%%

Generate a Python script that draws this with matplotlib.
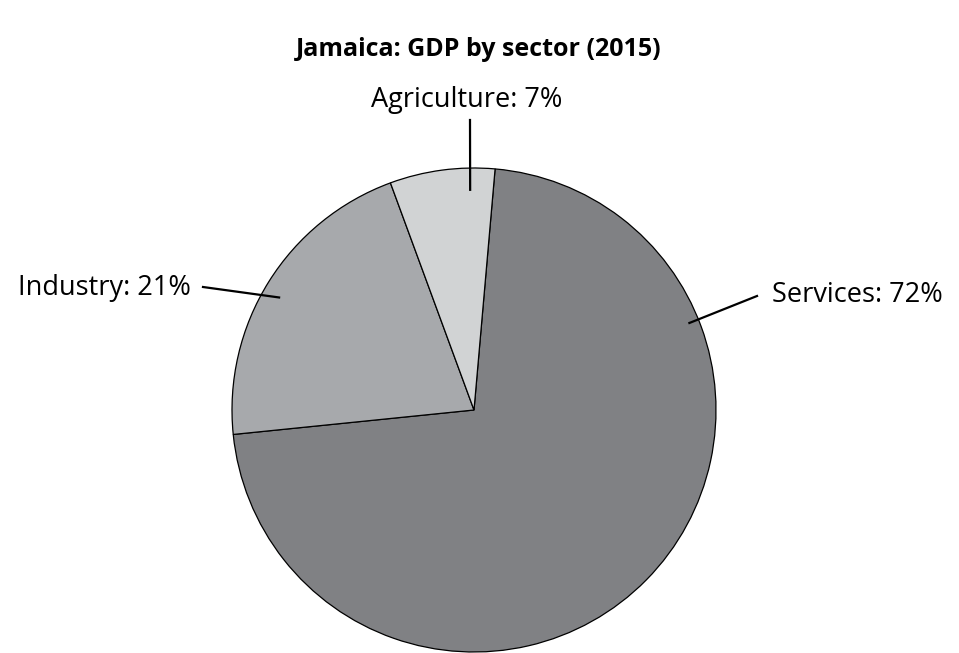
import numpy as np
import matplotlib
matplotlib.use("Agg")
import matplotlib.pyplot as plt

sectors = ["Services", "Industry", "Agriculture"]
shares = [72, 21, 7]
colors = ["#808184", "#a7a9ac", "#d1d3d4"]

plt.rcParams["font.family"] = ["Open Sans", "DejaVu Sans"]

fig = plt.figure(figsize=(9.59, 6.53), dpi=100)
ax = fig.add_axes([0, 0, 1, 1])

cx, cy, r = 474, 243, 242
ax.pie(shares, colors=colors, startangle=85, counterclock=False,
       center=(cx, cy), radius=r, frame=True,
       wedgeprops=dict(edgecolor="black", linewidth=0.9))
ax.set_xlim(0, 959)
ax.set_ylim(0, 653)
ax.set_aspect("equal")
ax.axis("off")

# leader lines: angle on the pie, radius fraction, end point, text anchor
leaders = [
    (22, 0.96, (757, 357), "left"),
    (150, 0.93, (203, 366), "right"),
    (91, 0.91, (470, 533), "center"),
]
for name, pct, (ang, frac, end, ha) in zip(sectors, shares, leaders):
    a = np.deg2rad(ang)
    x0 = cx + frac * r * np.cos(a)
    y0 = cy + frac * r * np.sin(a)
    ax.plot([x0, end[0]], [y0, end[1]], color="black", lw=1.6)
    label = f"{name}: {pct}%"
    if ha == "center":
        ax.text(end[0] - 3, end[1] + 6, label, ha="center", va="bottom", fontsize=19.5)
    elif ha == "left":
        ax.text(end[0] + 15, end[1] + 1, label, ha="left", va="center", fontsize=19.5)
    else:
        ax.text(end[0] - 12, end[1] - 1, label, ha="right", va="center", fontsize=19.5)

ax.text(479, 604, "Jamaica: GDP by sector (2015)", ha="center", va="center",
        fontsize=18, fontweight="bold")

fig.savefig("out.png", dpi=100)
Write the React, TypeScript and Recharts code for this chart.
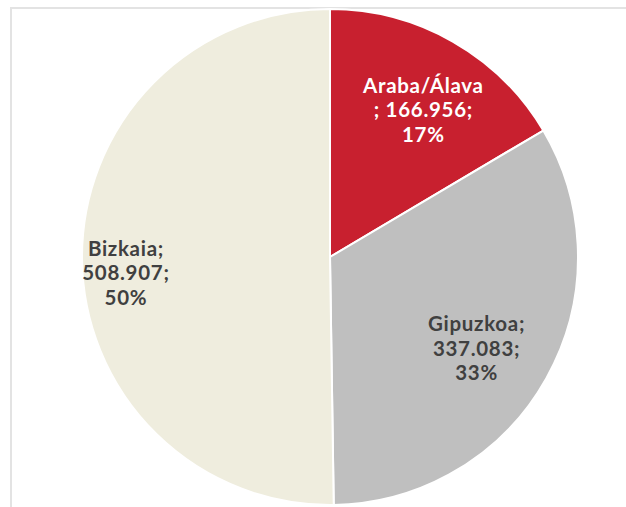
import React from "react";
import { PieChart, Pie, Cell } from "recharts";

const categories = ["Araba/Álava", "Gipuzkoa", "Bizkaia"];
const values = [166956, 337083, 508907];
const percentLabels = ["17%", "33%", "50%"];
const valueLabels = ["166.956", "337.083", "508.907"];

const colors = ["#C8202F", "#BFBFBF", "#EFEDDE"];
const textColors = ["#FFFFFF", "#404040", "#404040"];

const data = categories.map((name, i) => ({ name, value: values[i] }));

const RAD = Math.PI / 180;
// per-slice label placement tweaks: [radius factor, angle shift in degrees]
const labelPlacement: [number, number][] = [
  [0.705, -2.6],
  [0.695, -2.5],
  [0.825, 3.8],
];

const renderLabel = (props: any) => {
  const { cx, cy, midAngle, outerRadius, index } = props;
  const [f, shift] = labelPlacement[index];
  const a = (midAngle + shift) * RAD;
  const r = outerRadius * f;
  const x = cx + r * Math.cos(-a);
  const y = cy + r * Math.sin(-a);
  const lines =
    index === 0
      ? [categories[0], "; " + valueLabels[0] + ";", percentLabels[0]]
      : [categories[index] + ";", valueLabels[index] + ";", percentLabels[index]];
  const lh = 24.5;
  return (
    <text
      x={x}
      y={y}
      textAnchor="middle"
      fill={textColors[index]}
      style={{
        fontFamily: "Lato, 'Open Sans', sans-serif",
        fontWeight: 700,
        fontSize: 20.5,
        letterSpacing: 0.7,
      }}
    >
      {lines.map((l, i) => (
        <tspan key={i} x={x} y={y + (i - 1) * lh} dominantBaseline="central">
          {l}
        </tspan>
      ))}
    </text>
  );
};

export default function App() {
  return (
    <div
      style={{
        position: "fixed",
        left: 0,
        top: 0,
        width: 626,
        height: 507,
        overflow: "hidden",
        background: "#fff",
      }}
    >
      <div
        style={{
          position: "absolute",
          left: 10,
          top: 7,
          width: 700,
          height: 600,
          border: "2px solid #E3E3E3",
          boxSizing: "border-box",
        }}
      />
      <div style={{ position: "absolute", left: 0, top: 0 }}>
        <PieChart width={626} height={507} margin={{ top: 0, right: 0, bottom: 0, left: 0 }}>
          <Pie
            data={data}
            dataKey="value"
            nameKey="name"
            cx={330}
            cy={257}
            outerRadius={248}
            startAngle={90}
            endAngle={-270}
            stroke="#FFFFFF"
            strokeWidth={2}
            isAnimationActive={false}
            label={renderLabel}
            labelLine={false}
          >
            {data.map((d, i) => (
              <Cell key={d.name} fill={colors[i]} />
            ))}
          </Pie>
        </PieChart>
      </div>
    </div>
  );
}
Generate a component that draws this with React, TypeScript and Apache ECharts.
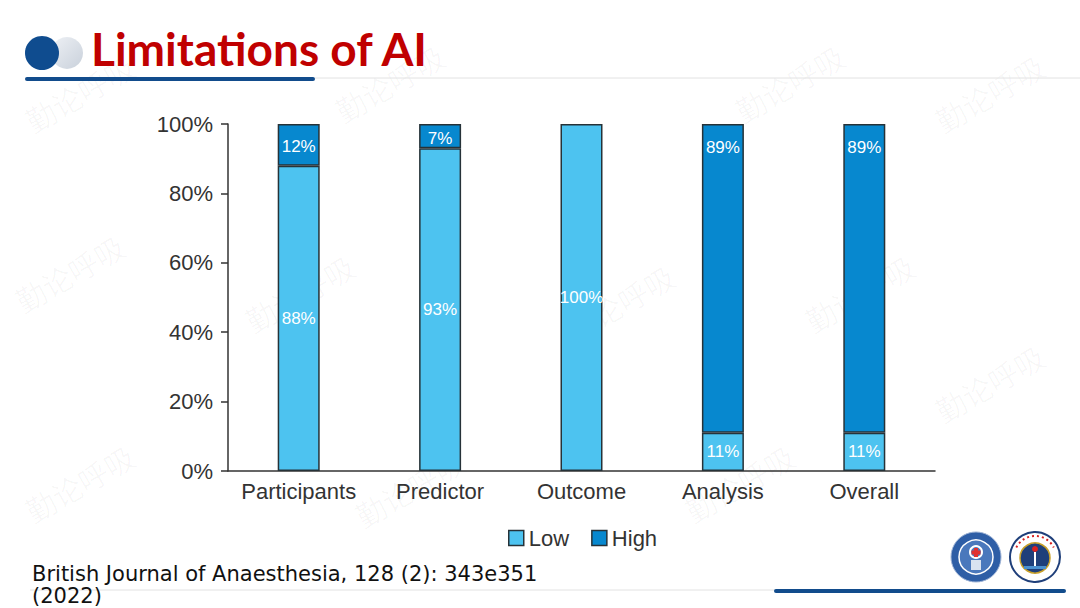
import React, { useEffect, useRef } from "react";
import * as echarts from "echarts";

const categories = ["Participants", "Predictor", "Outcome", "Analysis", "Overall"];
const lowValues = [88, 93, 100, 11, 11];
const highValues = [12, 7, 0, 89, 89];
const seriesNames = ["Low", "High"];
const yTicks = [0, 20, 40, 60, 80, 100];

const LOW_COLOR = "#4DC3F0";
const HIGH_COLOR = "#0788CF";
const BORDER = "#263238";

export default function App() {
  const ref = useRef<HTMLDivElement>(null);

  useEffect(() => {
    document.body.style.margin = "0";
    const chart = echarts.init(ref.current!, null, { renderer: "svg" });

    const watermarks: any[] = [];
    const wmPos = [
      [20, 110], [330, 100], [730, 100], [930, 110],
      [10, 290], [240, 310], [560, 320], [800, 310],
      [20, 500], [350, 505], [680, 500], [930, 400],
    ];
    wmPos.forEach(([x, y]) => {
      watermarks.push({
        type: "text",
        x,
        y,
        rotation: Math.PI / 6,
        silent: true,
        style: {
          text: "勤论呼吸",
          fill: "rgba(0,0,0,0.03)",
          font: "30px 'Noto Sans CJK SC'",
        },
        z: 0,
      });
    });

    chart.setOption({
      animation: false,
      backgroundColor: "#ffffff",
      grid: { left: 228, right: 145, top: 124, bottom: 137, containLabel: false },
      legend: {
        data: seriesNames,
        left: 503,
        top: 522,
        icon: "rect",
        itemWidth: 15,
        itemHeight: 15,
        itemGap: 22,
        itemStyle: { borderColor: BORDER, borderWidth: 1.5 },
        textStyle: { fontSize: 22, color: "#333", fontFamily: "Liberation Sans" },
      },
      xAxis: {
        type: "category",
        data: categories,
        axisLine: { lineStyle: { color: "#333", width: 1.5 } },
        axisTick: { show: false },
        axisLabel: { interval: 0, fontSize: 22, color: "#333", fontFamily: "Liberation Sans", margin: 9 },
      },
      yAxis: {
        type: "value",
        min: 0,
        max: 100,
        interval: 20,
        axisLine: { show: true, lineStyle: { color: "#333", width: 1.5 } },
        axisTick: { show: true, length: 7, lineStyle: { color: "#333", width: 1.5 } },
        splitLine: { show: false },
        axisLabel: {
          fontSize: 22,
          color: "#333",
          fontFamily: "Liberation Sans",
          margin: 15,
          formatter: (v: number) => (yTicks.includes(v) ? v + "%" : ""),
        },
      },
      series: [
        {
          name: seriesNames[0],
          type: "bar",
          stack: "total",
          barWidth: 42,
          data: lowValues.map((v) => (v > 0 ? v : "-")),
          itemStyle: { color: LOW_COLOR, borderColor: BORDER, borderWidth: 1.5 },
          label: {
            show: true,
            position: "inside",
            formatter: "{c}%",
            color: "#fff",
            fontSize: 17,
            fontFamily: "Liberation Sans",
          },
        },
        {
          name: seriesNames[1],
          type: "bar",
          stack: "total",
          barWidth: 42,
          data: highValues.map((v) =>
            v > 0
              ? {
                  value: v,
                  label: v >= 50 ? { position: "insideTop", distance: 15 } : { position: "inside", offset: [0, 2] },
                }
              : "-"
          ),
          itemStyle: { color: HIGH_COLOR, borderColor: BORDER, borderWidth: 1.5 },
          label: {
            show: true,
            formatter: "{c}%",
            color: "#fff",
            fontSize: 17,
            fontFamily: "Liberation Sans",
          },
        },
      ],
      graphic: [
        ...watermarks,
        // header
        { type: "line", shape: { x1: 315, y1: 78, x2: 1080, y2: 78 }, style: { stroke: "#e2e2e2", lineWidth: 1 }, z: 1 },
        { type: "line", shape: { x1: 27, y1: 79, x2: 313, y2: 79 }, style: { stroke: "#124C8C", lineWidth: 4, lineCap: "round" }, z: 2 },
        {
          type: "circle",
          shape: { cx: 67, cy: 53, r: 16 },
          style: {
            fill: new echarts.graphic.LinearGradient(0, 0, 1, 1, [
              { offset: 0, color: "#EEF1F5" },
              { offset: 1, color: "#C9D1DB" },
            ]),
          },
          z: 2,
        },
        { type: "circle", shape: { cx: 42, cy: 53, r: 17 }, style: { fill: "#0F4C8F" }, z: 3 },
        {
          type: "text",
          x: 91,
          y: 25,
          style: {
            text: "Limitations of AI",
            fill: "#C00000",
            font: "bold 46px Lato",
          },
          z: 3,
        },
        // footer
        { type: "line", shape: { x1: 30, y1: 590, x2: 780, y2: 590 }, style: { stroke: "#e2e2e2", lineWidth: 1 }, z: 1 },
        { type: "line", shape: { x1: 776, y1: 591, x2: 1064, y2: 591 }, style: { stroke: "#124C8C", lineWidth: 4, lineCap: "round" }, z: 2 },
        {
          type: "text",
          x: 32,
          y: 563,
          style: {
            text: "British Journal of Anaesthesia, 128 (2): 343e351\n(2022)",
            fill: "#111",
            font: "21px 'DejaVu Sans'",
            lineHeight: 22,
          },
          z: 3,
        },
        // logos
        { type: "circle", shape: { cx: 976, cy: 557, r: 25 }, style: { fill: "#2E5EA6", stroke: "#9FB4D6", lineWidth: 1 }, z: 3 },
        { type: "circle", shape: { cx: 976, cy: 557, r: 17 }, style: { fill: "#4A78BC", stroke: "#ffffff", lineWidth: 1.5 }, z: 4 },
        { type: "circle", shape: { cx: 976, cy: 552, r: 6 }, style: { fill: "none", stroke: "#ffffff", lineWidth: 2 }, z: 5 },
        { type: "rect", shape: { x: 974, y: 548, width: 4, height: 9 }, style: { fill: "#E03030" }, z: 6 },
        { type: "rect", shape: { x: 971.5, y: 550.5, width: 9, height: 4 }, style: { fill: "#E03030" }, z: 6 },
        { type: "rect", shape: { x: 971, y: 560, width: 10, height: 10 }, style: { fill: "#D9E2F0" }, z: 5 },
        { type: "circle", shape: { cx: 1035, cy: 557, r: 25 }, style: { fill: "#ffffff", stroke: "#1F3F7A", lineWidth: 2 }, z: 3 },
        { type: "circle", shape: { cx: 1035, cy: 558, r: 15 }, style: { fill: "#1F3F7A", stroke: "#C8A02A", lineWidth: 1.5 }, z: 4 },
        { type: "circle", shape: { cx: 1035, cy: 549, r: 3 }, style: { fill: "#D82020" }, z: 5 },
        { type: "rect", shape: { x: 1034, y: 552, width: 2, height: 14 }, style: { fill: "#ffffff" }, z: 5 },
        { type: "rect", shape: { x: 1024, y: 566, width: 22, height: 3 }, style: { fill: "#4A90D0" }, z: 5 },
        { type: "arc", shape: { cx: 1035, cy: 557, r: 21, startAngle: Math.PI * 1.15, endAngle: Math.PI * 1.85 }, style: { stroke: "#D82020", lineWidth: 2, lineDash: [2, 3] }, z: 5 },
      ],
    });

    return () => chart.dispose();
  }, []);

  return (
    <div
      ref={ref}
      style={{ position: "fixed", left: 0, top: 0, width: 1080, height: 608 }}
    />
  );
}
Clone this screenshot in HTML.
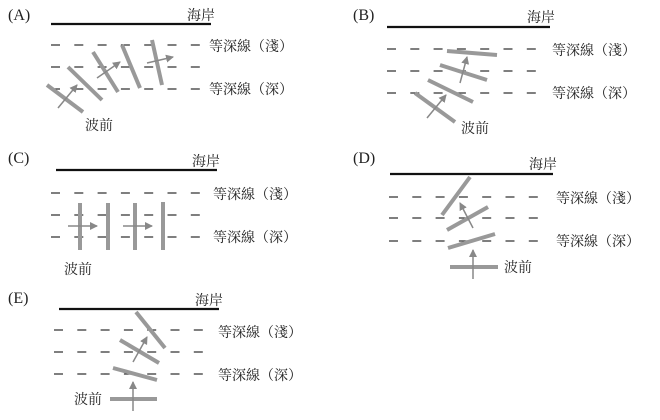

%%

▶ **Exercise instructions**
With all pictures left out, please transcribe exactly the lines from the start of the material through the line with "ax = fig.add_axes([0, 0, 1, 1])".

▶ **Written answer**
Generate a Python script that draws this with matplotlib.
import numpy as np
import matplotlib
matplotlib.use("Agg")
import matplotlib.pyplot as plt

sectors = ["Services", "Industry", "Agriculture"]
shares = [72, 21, 7]
colors = ["#808184", "#a7a9ac", "#d1d3d4"]

plt.rcParams["font.family"] = ["Open Sans", "DejaVu Sans"]

fig = plt.figure(figsize=(9.59, 6.53), dpi=100)
ax = fig.add_axes([0, 0, 1, 1])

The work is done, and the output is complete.